-- start of Dataset section --

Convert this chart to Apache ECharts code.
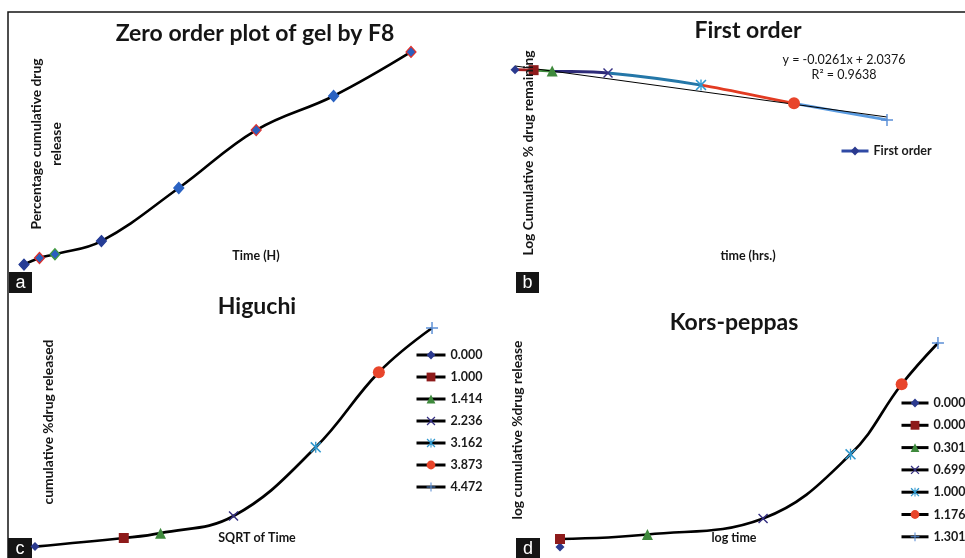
<!DOCTYPE html>
<html>
<head>
<meta charset="utf-8">
<title>Release kinetics of gel F8</title>
<script src="https://cdn.jsdelivr.net/npm/echarts@6/dist/echarts.min.js"></script>
<style>
html, body { margin: 0; padding: 0; background: #fff; }
#main { width: 965px; height: 558px; }
</style>
</head>
<body>
<div id="main"></div>
<script>
// a - zero order
var zeroHours = [0, 1, 2, 5, 10, 15, 20, 25];
var zeroRelease = [2.5, 5.5, 7.2, 13.2, 37.3, 63.6, 79.1, 99.1];
// b - first order
var firstHours = [0, 1, 2, 5, 10, 15, 20];
var logRemaining = [2.0, 1.995, 1.986, 1.966, 1.843, 1.656, 1.485];
var trendSlope = -0.0261, trendIntercept = 2.0376, trendR2 = 0.9638;
// c - higuchi
var sqrtTime = [0, 1, 1.414, 2.236, 3.162, 3.873, 4.472];
var higuchiRelease = [2.5, 5.5, 7.2, 13.2, 37.3, 63.6, 79.1];
// d - korsmeyer-peppas
var logTime = [0, 0, 0.301, 0.699, 1.0, 1.176, 1.301];
var peppasRelease = [2.5, 5.5, 7.2, 13.2, 37.3, 63.6, 79.1];

// marker styles (excel like)
var X_PATH = 'path://M0,1L1,0L5,4L9,0L10,1L6,5L10,9L9,10L5,6L1,10L0,9L4,5Z';
var STAR_PATH = 'path://M0,1L1,0L4.4,3.4L4.4,0L5.6,0L5.6,3.4L9,0L10,1L6,5L10,9L9,10L5.6,6.6L5.6,10L4.4,10L4.4,6.6L1,10L0,9L4,5Z';
var PLUS_PATH = 'path://M4.4,0H5.6V4.4H10V5.6H5.6V10H4.4V5.6H0V4.4H4.4Z';
var shapes = ['diamond', 'rect', 'triangle', X_PATH, STAR_PATH, 'circle', PLUS_PATH];
var colors = ['#2b3a8f', '#8e1b1b', '#3f8a3d', '#352f82', '#2f98cf', '#e8452b', '#5b8fd6'];
var sizes = [9, 10, 11, 10, 11, 12, 12];
var segColors = ['#2b3a8f', '#a11d1d', '#3f8a3d', '#2d2a78', '#2477a8', '#e23b22', '#5a9be0'];
var aFill = ['#263d96', '#2a5fbf', '#2a5fbf', '#263d96', '#2a62c2', '#2a5fbf', '#2a62c2', '#2a5fbf'];
var aBorder = ['#263d96', '#e0302a', '#3f9a3d', '#263d96', '#2a62c2', '#e0302a', '#2a62c2', '#e0302a'];

var FONT = 'Lato, "Open Sans", sans-serif';

function pts(xs, ys) {
	return xs.map(function (x, i) { return [x, ys[i]]; });
}

function txt(text, x, y, size, weight, rot, extra) {
	var el = {
		type: 'text', x: x, y: y, z: 100,
		rotation: rot ? Math.PI / 2 : 0,
		style: {
			text: text,
			font: (weight || 'bold') + ' ' + size + 'px ' + FONT,
			fill: '#151515',
			align: 'center', verticalAlign: 'middle',
			textAlign: 'center', textVerticalAlign: 'middle'
		}
	};
	if (extra) { for (var k in extra) { el.style[k] = extra[k]; } }
	return el;
}

function tag(letter, x, y, w, h) {
	return {
		type: 'group', z: 100,
		children: [
			{ type: 'rect', shape: { x: x, y: y, width: w, height: h }, style: { fill: '#151515' } },
			{ type: 'text', x: x + w / 2, y: y + h / 2 + 1, style: { text: letter, font: '18px "Liberation Sans", Arial, sans-serif', fill: '#fff', align: 'center', verticalAlign: 'middle', textAlign: 'center', textVerticalAlign: 'middle' } }
		]
	};
}

var series = [];

// a
series.push({
	type: 'line', xAxisIndex: 0, yAxisIndex: 0, smooth: 0.4,
	data: pts(zeroHours, zeroRelease).map(function (p, i) {
		return { value: p, itemStyle: { color: aFill[i], borderColor: aBorder[i], borderWidth: 1.2 } };
	}),
	symbol: 'diamond', symbolSize: [10, 11],
	lineStyle: { color: '#000', width: 2.6 }
});

// b
var bLineIndex = series.length;
series.push({
	type: 'line', xAxisIndex: 1, yAxisIndex: 1, smooth: 0.3, showSymbol: false,
	data: pts(firstHours, logRemaining),
	lineStyle: { width: 2.8 }
});
var tLast = firstHours[firstHours.length - 1];
series.push({
	type: 'line', xAxisIndex: 1, yAxisIndex: 1, showSymbol: false, z: 3,
	data: [[firstHours[0], trendIntercept + trendSlope * firstHours[0]], [tLast, trendIntercept + trendSlope * tLast]],
	lineStyle: { color: '#000', width: 1 }
});
series.push({
	type: 'line', name: 'First order', xAxisIndex: 1, yAxisIndex: 1, z: 4,
	symbol: 'diamond', symbolSize: 9,
	itemStyle: { color: '#2b3a8f' },
	lineStyle: { color: '#2f4aa5', width: 3, opacity: 0 },
	data: pts(firstHours, logRemaining).map(function (p, i) {
		return { value: p, symbol: shapes[i], symbolSize: sizes[i], itemStyle: { color: colors[i] } };
	})
});

// c
series.push({
	type: 'line', xAxisIndex: 2, yAxisIndex: 2, smooth: 0.4, showSymbol: false,
	data: pts(sqrtTime, higuchiRelease),
	lineStyle: { color: '#000', width: 2.7 }
});
sqrtTime.forEach(function (x, i) {
	series.push({
		type: 'line', name: 'c' + i, xAxisIndex: 2, yAxisIndex: 2, z: 4,
		data: [[x, higuchiRelease[i]]],
		symbol: shapes[i], symbolSize: sizes[i],
		itemStyle: { color: colors[i] },
		lineStyle: { color: '#000', width: 3 }
	});
});

// d (log 0 point left off the curve)
series.push({
	type: 'line', xAxisIndex: 3, yAxisIndex: 3, smooth: 0.4, showSymbol: false,
	data: pts(logTime.slice(1), peppasRelease.slice(1)),
	lineStyle: { color: '#000', width: 2.7 }
});
logTime.forEach(function (x, i) {
	series.push({
		type: 'line', name: 'd' + i, xAxisIndex: 3, yAxisIndex: 3, z: 4,
		data: [[x, peppasRelease[i]]],
		symbol: shapes[i], symbolSize: sizes[i],
		itemStyle: { color: colors[i] },
		lineStyle: { color: '#000', width: 3 }
	});
});

var pieces = firstHours.map(function (t, i) {
	if (i === 0) { return { lte: t, color: segColors[0] }; }
	return { gt: firstHours[i - 1], lte: t, color: segColors[i] };
});

function axes(n, mins, maxs) {
	var out = [];
	for (var i = 0; i < n; i++) {
		out.push({ type: 'value', gridIndex: i, min: mins[i], max: maxs[i], show: false });
	}
	return out;
}

var legendText = { fontFamily: FONT, fontSize: 12.5, fontWeight: 'bold', color: '#1a1a1a', lineHeight: 14 };
var blackLegendLine = { color: '#000', width: 3, opacity: 1 };

var option = {
	animation: false,
	backgroundColor: '#fff',
	grid: [
		{ left: 24, top: 50, width: 387, height: 220.1 },
		{ left: 515, top: 59.9, width: 372, height: 68.4 },
		{ left: 35, top: 268.4, width: 443.9, height: 285.3 },
		{ left: 560, top: 287.35, width: 392.2, height: 266.3 }
	],
	xAxis: axes(4, [0, 0, 0, 0], [25, 20, 5, 1.35]),
	yAxis: axes(4, [0, 1.4, 0, 0], [100, 2.1, 100, 100]),
	visualMap: [{
		type: 'piecewise', show: false, seriesIndex: bLineIndex, dimension: 0,
		pieces: pieces
	}],
	legend: [
		{
			data: ['First order'], left: 840, top: 144, orient: 'vertical', padding: 0,
			itemWidth: 27, itemHeight: 11, textStyle: legendText,
			lineStyle: { opacity: 1, color: '#2f4aa5', width: 3 }
		},
		{
			data: sqrtTime.map(function (x, i) { return 'c' + i; }),
			left: 415, top: 348, orient: 'vertical', padding: 0, itemGap: 8,
			itemWidth: 29, itemHeight: 11, textStyle: legendText, lineStyle: blackLegendLine,
			formatter: function (n) { return sqrtTime[+n.slice(1)].toFixed(3); }
		},
		{
			data: logTime.map(function (x, i) { return 'd' + i; }),
			left: 900, top: 396, orient: 'vertical', padding: 0, itemGap: 8.3,
			itemWidth: 27, itemHeight: 11, textStyle: legendText, lineStyle: blackLegendLine,
			formatter: function (n) { return logTime[+n.slice(1)].toFixed(3); }
		}
	],
	graphic: [
		{ type: 'polyline', z: 100, shape: { points: [[965, 12], [8, 12], [8, 558]] }, style: { stroke: '#151515', lineWidth: 1.5, fill: null } },
		txt('Zero order plot of gel by F8', 255, 34, 23),
		txt('First order', 748, 31, 23),
		txt('Higuchi', 257, 307, 23),
		txt('Kors-peppas', 734, 323, 23),
		txt('Percentage cumulative drug\nrelease', 47, 144, 13.8, 'bold', true, { lineHeight: 20 }),
		txt('Time (H)', 256, 256, 12.5),
		txt('Log Cumulative % drug remaining', 529, 153, 13.8, 'bold', true),
		txt('time (hrs.)', 748, 256, 12.5),
		txt('cumulative %drug released', 49, 422, 13.8, 'bold', true),
		txt('SQRT of Time', 257, 538, 12.5),
		txt('log cumulative %drug release', 518, 430, 13.8, 'bold', true),
		txt('log time', 734, 538, 12.5),
		txt('y = ' + trendSlope + 'x + ' + trendIntercept, 844, 60, 12.5, 'normal'),
		txt('R\u00b2 = ' + trendR2, 844, 75, 12.5, 'normal'),
		tag('a', 9, 272, 23, 21),
		tag('b', 516, 272, 23, 21),
		tag('c', 8, 538, 24, 20),
		tag('d', 516, 538, 24, 20)
	],
	series: series
};

var chart = echarts.init(document.getElementById('main'), null, { renderer: 'canvas' });
chart.setOption(option);
</script>
</body>
</html>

-- end of Dataset section --

**Goal of the exercise**
Please extract exactly the lines of the data, from the first through the line containing "var peppasRelease = [2.5, 5.5, 7.2, 13.2, 37.3, 63.6, 79.1];", and add no pictures to the copy.

**Task response**
Convert this chart to Apache ECharts code.
<!DOCTYPE html>
<html>
<head>
<meta charset="utf-8">
<title>Release kinetics of gel F8</title>
<script src="https://cdn.jsdelivr.net/npm/echarts@6/dist/echarts.min.js"></script>
<style>
html, body { margin: 0; padding: 0; background: #fff; }
#main { width: 965px; height: 558px; }
</style>
</head>
<body>
<div id="main"></div>
<script>
// a - zero order
var zeroHours = [0, 1, 2, 5, 10, 15, 20, 25];
var zeroRelease = [2.5, 5.5, 7.2, 13.2, 37.3, 63.6, 79.1, 99.1];
// b - first order
var firstHours = [0, 1, 2, 5, 10, 15, 20];
var logRemaining = [2.0, 1.995, 1.986, 1.966, 1.843, 1.656, 1.485];
var trendSlope = -0.0261, trendIntercept = 2.0376, trendR2 = 0.9638;
// c - higuchi
var sqrtTime = [0, 1, 1.414, 2.236, 3.162, 3.873, 4.472];
var higuchiRelease = [2.5, 5.5, 7.2, 13.2, 37.3, 63.6, 79.1];
// d - korsmeyer-peppas
var logTime = [0, 0, 0.301, 0.699, 1.0, 1.176, 1.301];
var peppasRelease = [2.5, 5.5, 7.2, 13.2, 37.3, 63.6, 79.1];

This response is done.